- [Data]:
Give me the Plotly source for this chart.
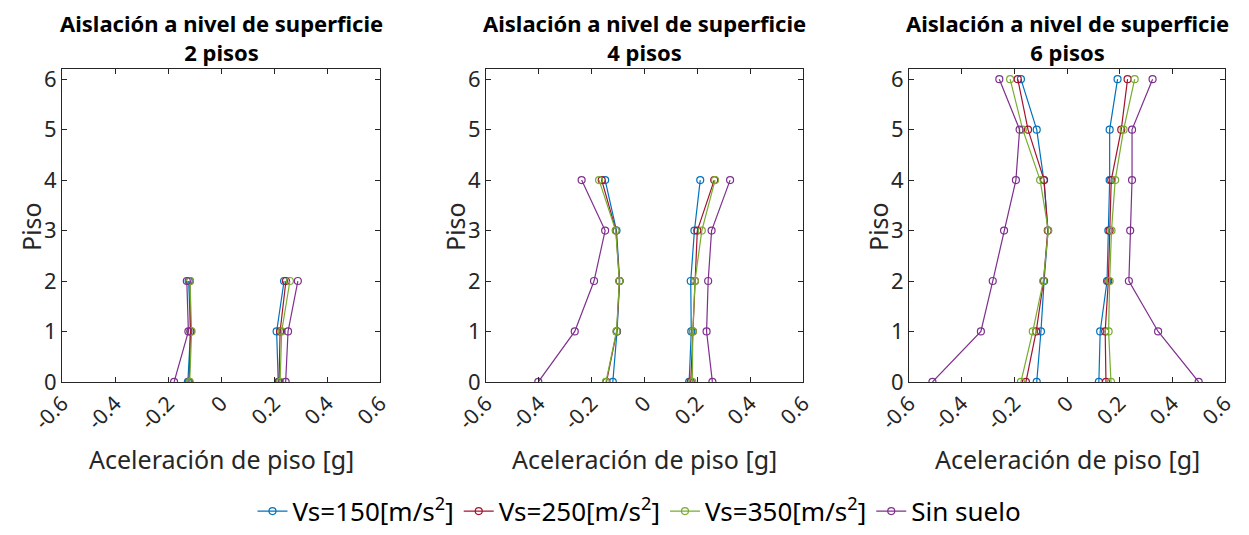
import plotly.graph_objects as go

pisos = [0, 1, 2, 3, 4, 5, 6]
series_names = ["Vs=150[m/s<sup>2</sup>]", "Vs=250[m/s<sup>2</sup>]", "Vs=350[m/s<sup>2</sup>]", "Sin suelo"]
colors = ["#0072BD", "#A2142F", "#77AC30", "#7E2F8E"]
titles = ["Aislación a nivel de superficie<br>2 pisos",
          "Aislación a nivel de superficie<br>4 pisos",
          "Aislación a nivel de superficie<br>6 pisos"]

# Panel 1: 2 pisos (min / max acceleration per floor 0..2)
p2_min = {
    "Vs150": [-0.125, -0.115, -0.122],
    "Vs250": [-0.120, -0.115, -0.117],
    "Vs350": [-0.118, -0.111, -0.117],
    "Sin":   [-0.177, -0.123, -0.129],
}
p2_max = {
    "Vs150": [0.216, 0.210, 0.238],
    "Vs250": [0.219, 0.223, 0.245],
    "Vs350": [0.223, 0.229, 0.260],
    "Sin":   [0.244, 0.253, 0.290],
}
# Panel 2: 4 pisos
p4_min = {
    "Vs150": [-0.120, -0.104, -0.094, -0.106, -0.149],
    "Vs250": [-0.144, -0.105, -0.095, -0.108, -0.162],
    "Vs350": [-0.146, -0.106, -0.095, -0.109, -0.172],
    "Sin":   [-0.402, -0.264, -0.191, -0.149, -0.238],
}
p4_max = {
    "Vs150": [0.169, 0.177, 0.175, 0.189, 0.211],
    "Vs250": [0.175, 0.183, 0.191, 0.200, 0.264],
    "Vs350": [0.181, 0.183, 0.191, 0.217, 0.267],
    "Sin":   [0.257, 0.235, 0.241, 0.254, 0.324],
}
# Panel 3: 6 pisos
p6_min = {
    "Vs150": [-0.115, -0.099, -0.087, -0.072, -0.088, -0.115, -0.175],
    "Vs250": [-0.156, -0.117, -0.089, -0.073, -0.087, -0.148, -0.187],
    "Vs350": [-0.175, -0.130, -0.090, -0.071, -0.102, -0.168, -0.216],
    "Sin":   [-0.511, -0.327, -0.282, -0.239, -0.194, -0.180, -0.257],
}
p6_max = {
    "Vs150": [0.121, 0.126, 0.152, 0.157, 0.162, 0.162, 0.192],
    "Vs250": [0.148, 0.145, 0.157, 0.162, 0.168, 0.206, 0.230],
    "Vs350": [0.167, 0.158, 0.162, 0.169, 0.183, 0.215, 0.257],
    "Sin":   [0.500, 0.346, 0.235, 0.240, 0.247, 0.247, 0.325],
}
keys = ["Vs150", "Vs250", "Vs350", "Sin"]
panels = [(p2_min, p2_max), (p4_min, p4_max), (p6_min, p6_max)]

xtick_vals = [-0.6, -0.4, -0.2, 0, 0.2, 0.4, 0.6]
xtick_text = ["-0.6", "-0.4", "-0.2", "0", "0.2", "0.4", "0.6"]
ytick_vals = [0, 1, 2, 3, 4, 5, 6]

W, H = 1249, 535
x_domains = [(62, 380), (486, 803), (909, 1225)]
y_top, y_bot = 70, 387

fig = go.Figure()
axis_color = "#262626"
font_family = "Noto Sans, Open Sans, sans-serif"

for pi, (pmin, pmax) in enumerate(panels):
    xa = "x" if pi == 0 else f"x{pi+1}"
    ya = "y" if pi == 0 else f"y{pi+1}"
    for si, k in enumerate(keys):
        for side, data in enumerate((pmin, pmax)):
            vals = data[k]
            fig.add_trace(go.Scatter(
                x=vals, y=pisos[:len(vals)], mode="lines+markers",
                line=dict(color=colors[si], width=1.2),
                marker=dict(symbol="circle-open", size=7, color=colors[si], line=dict(width=1.2)),
                name=series_names[si], legendgroup=k,
                showlegend=(pi == 0 and side == 0),
                xaxis=xa, yaxis=ya, hoverinfo="skip"))
    d0, d1 = x_domains[pi]
    xkey = "xaxis" if pi == 0 else f"xaxis{pi+1}"
    ykey = "yaxis" if pi == 0 else f"yaxis{pi+1}"
    fig.layout[xkey] = dict(
        domain=[d0 / W, d1 / W], range=[-0.6, 0.6], anchor=ya, automargin=False,
        tickvals=xtick_vals, ticktext=xtick_text, tickangle=-45,
        ticks="inside", ticklen=5, tickcolor=axis_color, showline=True, linecolor=axis_color,
        linewidth=1, mirror="ticks", showgrid=False, zeroline=False,
        tickfont=dict(size=21, color=axis_color, family=font_family))
    fig.layout[ykey] = dict(
        domain=[1 - y_bot / H, 1 - y_top / H], range=[0, 6.2], anchor=xa, automargin=False,
        tickvals=ytick_vals, ticks="inside", ticklen=5, tickcolor=axis_color,
        showline=True, linecolor=axis_color, linewidth=1, mirror="ticks",
        showgrid=False, zeroline=False,
        tickfont=dict(size=22, color=axis_color, family=font_family))
    cx = (d0 + d1) / 2 / W
    fig.add_annotation(text=titles[pi], x=cx, y=1 - 38 / H, xref="paper", yref="paper",
                       xanchor="center", yanchor="middle", showarrow=False,
                       font=dict(size=22, color="#000000", family=font_family, weight="bold"))
    fig.add_annotation(text="Aceleración de piso [g]", x=cx, y=1 - 465 / H, xref="paper", yref="paper",
                       xanchor="center", yanchor="middle", showarrow=False,
                       font=dict(size=25, color=axis_color, family=font_family))
    fig.add_annotation(text="Piso", x=(d0 - 31) / W, y=1 - 230 / H, xref="paper", yref="paper",
                       xanchor="center", yanchor="middle", showarrow=False, textangle=-90,
                       font=dict(size=25, color=axis_color, family=font_family))

fig.update_layout(
    width=W, height=H, margin=dict(l=0, r=0, t=0, b=0),
    paper_bgcolor="white", plot_bgcolor="white",
    font=dict(family=font_family, color=axis_color),
    legend=dict(orientation="h", x=0.512, y=1 - 518 / H, xanchor="center", yanchor="middle",
                font=dict(size=26, color="#000000", family=font_family),
                itemwidth=30, tracegroupgap=0, bgcolor="rgba(0,0,0,0)"),
    showlegend=True,
)

fig.write_html("out.html")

- [Given instruction]: Look at the listing and set down only the lines from its start through the line with "nivel de superficie<br>6", word for word and without pictures.

- [Task response]:
Give me the Plotly source for this chart.
import plotly.graph_objects as go

pisos = [0, 1, 2, 3, 4, 5, 6]
series_names = ["Vs=150[m/s<sup>2</sup>]", "Vs=250[m/s<sup>2</sup>]", "Vs=350[m/s<sup>2</sup>]", "Sin suelo"]
colors = ["#0072BD", "#A2142F", "#77AC30", "#7E2F8E"]
titles = ["Aislación a nivel de superficie<br>2 pisos",
          "Aislación a nivel de superficie<br>4 pisos",
          "Aislación a nivel de superficie<br>6 pisos"]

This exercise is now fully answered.